Cloth Seal, German, Augsburg, pre-mid 16th century
Cloth Seal, German, Augsburg, pre-mid 16th century, Image & Found by Goretex.
Found at Alford, Lincolnshire.
Stylised pine-cone star to right // lower case Lombardic 'a' star to right
See Nos.308 - 310 Fig.41, Geoff Egan, 'Lead cloth seals and related items in the B.M. (B.M. Occasional Paper 93)' "Seals from the fustians (mixed linen-warp and cotton-weft fabrics) of Augsburg, known to contemporaries in this country as 'Ousbrow or Augusta fustians', are among the most common and widespread of all the recorded imports in England, constituting almost one third of the Continental seals found here. They have been found in over a dozen counties ... and they are also known in large numbers abroad.... The pine-cone on the stamps is the heraldic badge of the city and the letter A is its initial. A large number of different stamps are known, most with the same basic devices on ... Sixteenth-/early seventeenth-century dating seems appropriate for these."
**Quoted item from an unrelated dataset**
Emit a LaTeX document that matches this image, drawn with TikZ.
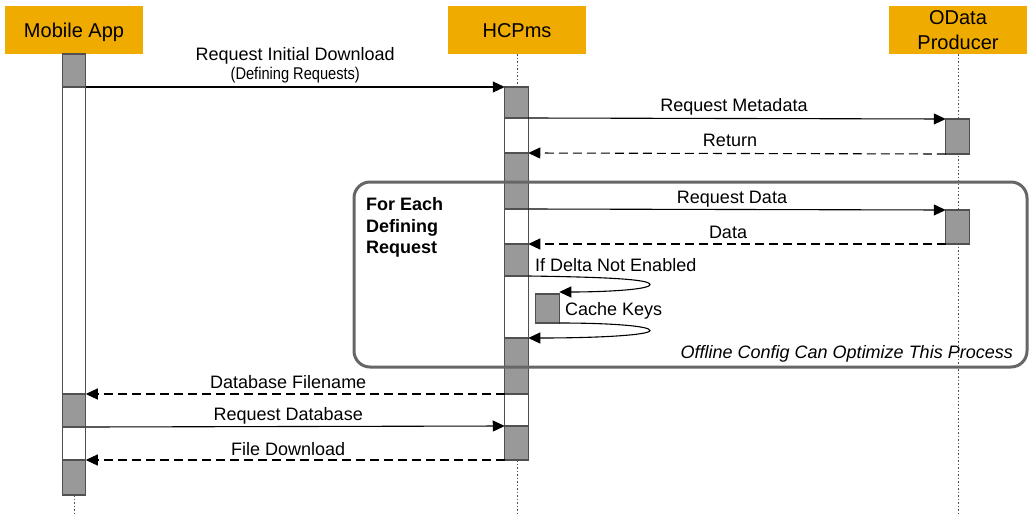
\documentclass[tikz,border=0pt]{standalone}
\usepackage{fontspec}
\setmainfont{Liberation Sans}
\newfontfamily\narrowfont{Liberation Sans}[FakeStretch=0.86]
\usetikzlibrary{arrows.meta}

\tikzset{	SeqPx/.style={x=1pt,y=-1pt},
	HeadBox/.style={fill=sapGold,minimum width=138pt,minimum height=48pt,inner sep=0pt,
				align=center,font=\fontsize{20}{25}\selectfont},
	HeadOne/.style={HeadBox,text height=15pt,text depth=0pt},
	Life/.style={lineGray,line width=1pt,dash pattern=on 1.5pt off 2pt},
	ActBar/.style={draw=lineGray,line width=1.2pt,fill=white,minimum width=23.5pt,
				inner sep=0pt,outer sep=0pt,anchor=north},
	ActOn/.style={ActBar,fill=barGray},
	Msg/.style={->,black,line width=1.1pt},
	Reply/.style={Msg,dash pattern=on 9pt off 5pt},
	MsgLabel/.style={midway,anchor=base,yshift=6pt,inner sep=0pt,font=\fontsize{18}{22}\selectfont}
				}
\definecolor{sapGold}{RGB}{240,171,0}
\definecolor{barGray}{RGB}{153,153,153}
\definecolor{lineGray}{RGB}{80,80,80}
\definecolor{frameGray}{RGB}{102,102,102}

\begin{document}
\begin{tikzpicture}[>={Triangle[length=12pt,width=11pt]},SeqPx]

	\fill[white] (0,0) rectangle (1035,514);
	\useasboundingbox (0,0) rectangle (1035,514);

        % teilnehmer und lebenslinien
	\node[HeadOne] (mob) at (74,30) {Mobile App};
	\node[HeadOne] (hcp) at (517,30) {HCPms};
	\node[HeadBox] (odp) at (958,30) {OData\\Producer};

	\coordinate (mobEnd) at (74,514);
	\coordinate (hcpEnd) at (517,514);
	\coordinate (odpEnd) at (958,514);

        \draw[Life] (mob.south)--(mobEnd);
        \draw[Life] (hcp.south)--(hcpEnd);
        \draw[Life] (odp.south)--(odpEnd);

        % aktivierungsbalken
	\node[ActBar,minimum height=441pt] (mBar) at (74,54) {};
	\node[ActOn,minimum height=33pt] (m1) at (74,54) {};
	\node[ActOn,minimum height=33pt] (m2) at (74,394) {};
	\node[ActOn,minimum height=35pt] (m3) at (74,460) {};

	\node[ActBar,minimum height=373pt] (hBar) at (516.5,87) {};
	\node[ActOn,minimum height=31pt] (h1) at (516.5,87) {};
	\node[ActOn,minimum height=56pt] (h2) at (516.5,153) {};
	\node[ActOn,minimum height=32pt] (h3) at (516.5,244) {};
	\node[ActOn,minimum height=56pt] (h4) at (516.5,338) {};
	\node[ActOn,minimum height=34pt] (h5) at (516.5,426) {};

	\node[ActOn,minimum height=35pt] (o1) at (957.5,119) {};
	\node[ActOn,minimum height=34pt] (o2) at (957.5,210) {};

	\node[ActOn,minimum height=29pt] (ck) at (547.5,294) {};

        % nachrichten
        \draw[Msg] (m1.south east)--(h1.north west)
		node[MsgLabel,yshift=20.5pt]{Request Initial Download}
		node[MsgLabel,yshift=2pt,font=\narrowfont\fontsize{17}{19}\selectfont]{(Defining Requests)};
        \draw[Msg] (h1.south east)--(o1.north west) node[MsgLabel,xshift=-3pt,yshift=1.5pt]{Request Metadata};
        \draw[Reply] (o1.south west)--(h2.north east) node[MsgLabel,xshift=-7pt,yshift=1.5pt]{Return};
        \draw[Msg] (h2.south east)--(o2.north west) node[MsgLabel,xshift=-5pt]{Request Data};
        \draw[Reply] (o2.south west)--(h3.north east) node[MsgLabel,xshift=-9pt]{Data};

        \draw[Msg] (h3.south east) .. controls (600,277) and (650,279) .. (650,284.5)
		.. controls (650,290) and (600,292) .. ([yshift=2pt]ck.north east);
        \draw[Msg] (ck.south east) .. controls (610,323) and (650,326) .. (650,330.5)
		.. controls (650,335) and (600,338) .. (h4.north east);

        \draw[Reply] (h4.south west)--(m2.north east) node[MsgLabel,xshift=-7pt]{Database Filename};
        \draw[Msg] (m2.south east)--(h5.north west) node[MsgLabel,xshift=-7pt]{Request Database};
        \draw[Reply] (h5.south west)--(m3.north east) node[MsgLabel,xshift=-7pt,yshift=-1pt]{File Download};

        % schleifenrahmen
        \draw[frameGray,line width=3pt,rounded corners=16pt] (354,182) rectangle (1027,367);

	\node[anchor=north west,inner sep=0pt,align=left,font=\bfseries\fontsize{18}{21.5}\selectfont]
		(loopTxt) at (366,197.5) {For Each\\Defining\\Request};
	\node[anchor=base west,inner sep=0pt,font=\fontsize{18}{22}\selectfont]
		(deltaTxt) at (535,271.5) {If Delta Not Enabled};
	\node[anchor=base west,inner sep=0pt,font=\fontsize{18}{22}\selectfont]
		(cacheTxt) at (565,315) {Cache Keys};
	\node[anchor=base east,inner sep=0pt,font=\itshape\fontsize{18}{22}\selectfont]
		(optTxt) at (1013,358.5) {Offline Config Can Optimize This Process};
\end{tikzpicture}
\end{document}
See pages 296-8, Elton, Cloth Seals, An Illustrated Reference Guide to the Identification of Lead Seals Attached to Cloth: from the British Perspective Archaeopress, 2017, "Series of Augsburg seals found in Gdansk showing the progression of the lower-case letter ‘a’ into a stylistic feature that could well be mistaken for a crosier and preceding letter. The switch to upper-case ‘A’ occurred in the mid-16th century [Maćkowski, T., 2012b, p.41, Fot.15]."